Climate Impact: In 5 years, 432,897 m3 of biogas have been produced, reducing the use of firewood by 88%. Experience showed that manure transformed into energy eliminates a significant amount of CO2. The biodigesters have reduced 7,892 metric tons of animal waste that would have ended up in the aquifer. They produce 37 million litres of biofertiliser a year, for a fertilisation potential of approximately 567 ha/year, the equivalent of replacing 170,000 kg of synthetic fertilisers a year. This figure implies that the use of biofertiliser replaces the use of chemical fertilisers, as well as pesticides.

Gender Impact: Biodigesters, mainly managed by women, provide self-produced inputs that improve harvests and nutrition, breaking the cycle of extreme poverty and malnutrition in a period of climate change. Women participated in trainings and their voices were integrated into the generation of knowledge on climate change, rights and the use of clean energy. The systems adopted reduce the women’s health risks and financial stress and have an impact on energy and food safety, as well as on the diversification of productive farming activities.
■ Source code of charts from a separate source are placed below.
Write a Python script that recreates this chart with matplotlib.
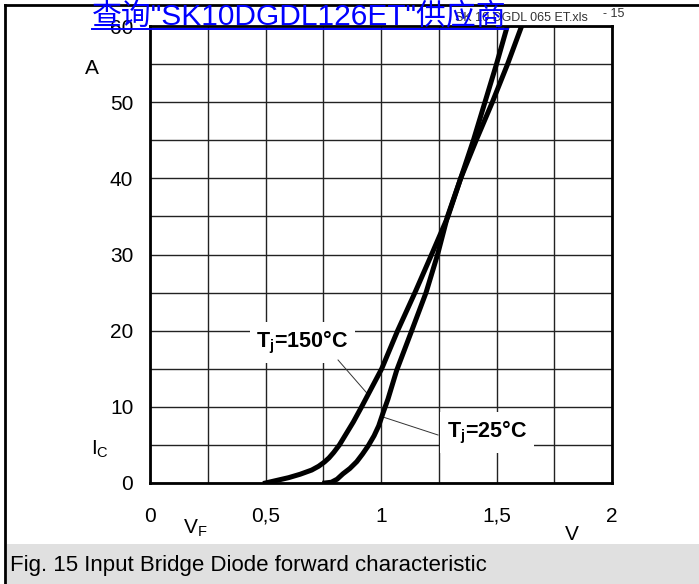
import matplotlib
matplotlib.use("Agg")
import matplotlib.pyplot as plt
from matplotlib.lines import Line2D
from matplotlib.patches import Rectangle

plt.rcParams['font.family'] = ['Liberation Sans', 'Noto Sans CJK SC', 'DejaVu Sans']
plt.rcParams['mathtext.fontset'] = 'custom'
plt.rcParams['mathtext.rm'] = 'Liberation Sans'
plt.rcParams['mathtext.it'] = 'Liberation Sans'
plt.rcParams['mathtext.bf'] = 'Liberation Sans:bold'

# ---- data ----
vf_150 = [0.50, 0.55, 0.60, 0.65, 0.70, 0.73, 0.755, 0.775, 0.795, 0.82, 0.85, 0.88, 0.916, 1.003, 1.072, 1.147, 1.219, 1.29, 1.345, 1.412, 1.482, 1.548, 1.609]
ic_150 = [0.0, 0.35, 0.7, 1.15, 1.7, 2.2, 2.75, 3.3, 4.0, 5.0, 6.5, 8.0, 10, 15, 20, 25, 30, 35, 40, 45, 50, 55, 60]
vf_25 = [0.757, 0.785, 0.81, 0.835, 0.865, 0.895, 0.92, 0.945, 0.97, 0.99, 1.01, 1.03, 1.068, 1.133, 1.195, 1.245, 1.288, 1.345, 1.40, 1.45, 1.50, 1.547]
ic_25 = [0.0, 0.1, 0.5, 1.2, 1.9, 2.8, 3.8, 4.9, 6.2, 7.5, 9.3, 11.0, 14.8, 20, 25, 30, 35, 40, 45, 50, 55, 60]

x_ticks = [0, 0.25, 0.5, 0.75, 1.0, 1.25, 1.5, 1.75, 2.0]
x_tick_labels = ['0', '', '0,5', '', '1', '', '1,5', '', '2']
y_ticks = [0, 5, 10, 15, 20, 25, 30, 35, 40, 45, 50, 55, 60]
y_tick_labels = ['0', '', '10', '', '20', '', '30', '', '40', '', '50', '', '60']

label_150 = r'T$_{\mathbf{j}}$=150°C'
label_25 = r'T$_{\mathbf{j}}$=25°C'
caption = 'Fig. 15 Input Bridge Diode forward characteristic'
link_text = '查询"SK10DGDL126ET"供应商'

W, H = 699, 584
fig = plt.figure(figsize=(W / 100, H / 100), dpi=100)

def fx(px):
    return px / W

def fy(py):
    return 1 - py / H

# axes placement
L, R, T, B = 150, 612, 26, 483
ax = fig.add_axes([fx(L), fy(B), (R - L) / W, (B - T) / H])
ax.set_xlim(0, 2)
ax.set_ylim(0, 60)
ax.set_xticks(x_ticks)
ax.set_xticklabels(x_tick_labels)
ax.set_yticks(y_ticks)
ax.set_yticklabels(y_tick_labels)
ax.tick_params(length=0, labelsize=15, colors='black')
ax.tick_params(axis='x', pad=17)
ax.tick_params(axis='y', pad=12)
ax.grid(True, color='#222222', linewidth=1.0)
ax.set_axisbelow(True)
for s in ax.spines.values():
    s.set_linewidth(2.0)
    s.set_color('black')

ax.plot(vf_150, ic_150, color='black', linewidth=3.6, solid_joinstyle='round', zorder=5)
ax.plot(vf_25, ic_25, color='black', linewidth=3.6, solid_joinstyle='round', zorder=5)

# label boxes
ax.text(0.66, 18.5, label_150, fontsize=15.5, fontweight='bold', ha='center', va='center',
        bbox=dict(facecolor='white', edgecolor='none', pad=5), zorder=4)
ax.text(1.458, 6.6, label_25, fontsize=15.5, fontweight='bold', ha='center', va='center',
        bbox=dict(facecolor='white', edgecolor='none', pad=5), zorder=4)
# leader lines
ax.plot([0.814, 0.939], [16.15, 11.8], color='#333333', linewidth=0.7, zorder=4)
ax.plot([1.009, 1.247], [8.66, 6.3], color='#333333', linewidth=0.7, zorder=4)

# axis labels
fig.text(fx(91.5), fy(68), 'A', fontsize=15, ha='center', va='center')
fig.text(fx(100), fy(449), r'I$_\mathrm{C}$', fontsize=15, ha='center', va='center')
fig.text(fx(195), fy(528), r'V$_\mathrm{F}$', fontsize=15, ha='center', va='center')
fig.text(fx(571.5), fy(535), 'V', fontsize=15, ha='center', va='center')

# header texts
fig.text(fx(455), fy(18), 'SK 10 DGDL 065 ET.xls', fontsize=9, color='#333333', ha='left', va='center')
fig.text(fx(603), fy(14), '- 15', fontsize=9, color='#333333', ha='left', va='center')

# link text
fig.text(fx(92), fy(25), link_text, fontsize=21.5, color='#0000ff', ha='left', va='baseline', zorder=10)
fig.add_artist(Line2D([fx(92), fx(508)], [fy(29), fy(29)], color='#0000ff', linewidth=1.4, zorder=10))

# caption area
fig.add_artist(Rectangle((fx(7), 0), 1 - fx(7), 40 / H, facecolor='#e0e0e0', edgecolor='none', zorder=0))
fig.text(fx(10), fy(565), caption, fontsize=16, ha='left', va='center')

# outer frame
fig.add_artist(Line2D([fx(5), 1], [fy(5), fy(5)], color='black', linewidth=2.0))
fig.add_artist(Line2D([fx(5), fx(5)], [fy(5), 0], color='black', linewidth=2.0))

fig.savefig('out.png', dpi=100)
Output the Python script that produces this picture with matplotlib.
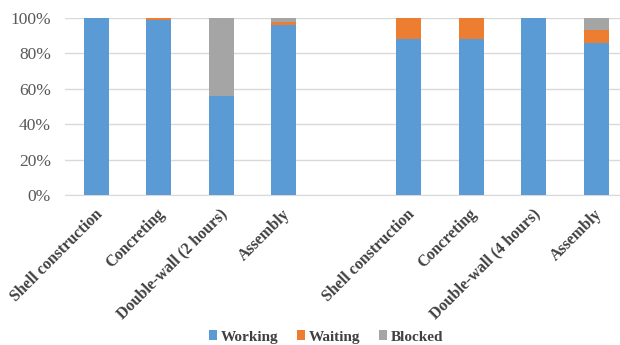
import matplotlib
matplotlib.use("Agg")
import matplotlib.pyplot as plt
import matplotlib.transforms as mtransforms
import numpy as np

categories = ["Shell construction", "Concreting", "Double-wall (2 hours)", "Assembly", "",
              "Shell construction", "Concreting", "Double-wall (4 hours)", "Assembly"]
working = [100, 99, 56, 96, 0, 88, 88, 100, 86]
waiting = [0, 1, 0, 2, 0, 12, 12, 0, 7]
blocked = [0, 0, 44, 2, 0, 0, 0, 0, 7]
yticks = [0, 20, 40, 60, 80, 100]

colors = {"Working": "#5B9BD5", "Waiting": "#ED7D31", "Blocked": "#A5A5A5"}

plt.rcParams['font.family'] = ['Liberation Serif', 'DejaVu Serif']

fig = plt.figure(figsize=(6.2, 3.45), dpi=100)
ax = fig.add_axes([65/620, 1-195/345, 555/620, 177/345])

x = np.arange(len(categories))
w = np.array(working) / 100
wt = np.array(waiting) / 100
b = np.array(blocked) / 100
bw = 0.4
ax.bar(x, w, bw, color=colors["Working"], label="Working", zorder=3)
ax.bar(x, wt, bw, bottom=w, color=colors["Waiting"], label="Waiting", zorder=3)
ax.bar(x, b, bw, bottom=w + wt, color=colors["Blocked"], label="Blocked", zorder=3)

ax.set_xlim(-0.5, 8.38)
ax.set_ylim(0, 1)
ax.set_yticks([t / 100 for t in yticks])
ax.set_yticklabels([f"{t}%" for t in yticks], fontsize=12.5, color="#595959")
ax.yaxis.grid(True, color="#D9D9D9", linewidth=1, zorder=0)
ax.set_xticks(x)
ax.set_xticklabels([])
trans = mtransforms.blended_transform_factory(ax.transData, ax.transAxes) + \
    mtransforms.ScaledTranslation(-2/100, -11/100, fig.dpi_scale_trans)
for xi, lab in zip(x, categories):
    ax.text(xi, 0, lab, transform=trans, rotation=45, ha="right", va="top",
            rotation_mode="anchor", fontsize=11.5, fontweight="bold", color="#404040")
ax.tick_params(axis="both", length=0)
ax.tick_params(axis="y", pad=10)
for s in ["top", "right", "left"]:
    ax.spines[s].set_visible(False)
ax.spines["bottom"].set_color("#D9D9D9")

leg = fig.legend(loc="center", bbox_to_anchor=(326/620, 1-337/345), ncol=3, frameon=False,
                 prop={"size": 11, "weight": "bold"}, handlelength=0.55, handleheight=0.6,
                 handletextpad=0.25, columnspacing=1.2)
for t in leg.get_texts():
    t.set_color("#404040")

fig.savefig("out.png", dpi=100)
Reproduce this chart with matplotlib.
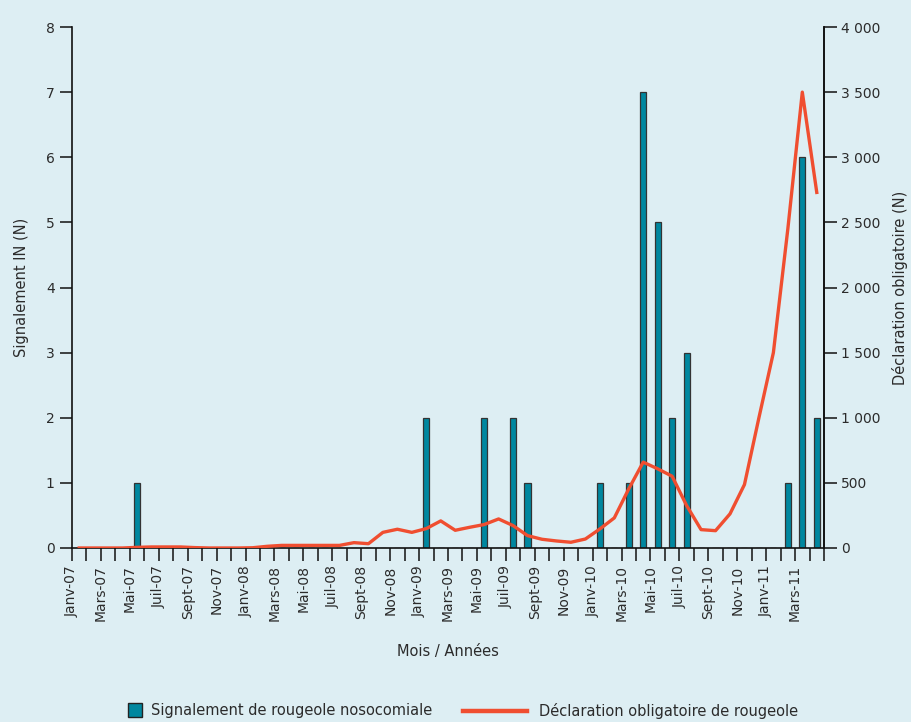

Scalibility: The biodigesters can be replicated and are designed for small producers. They are mainly supplied with animal waste and require very little maintenance, helping the women and girls to save time to engage in other activities. The aim is to replicate knowledge through the creation of the first storage and treatment centre, called U ́Ka Muuk’ Lu’um, since 2017. The consolidation of this centre provides knowledge and space for these producers to find the tools for reproducing sustainable agricultural practices.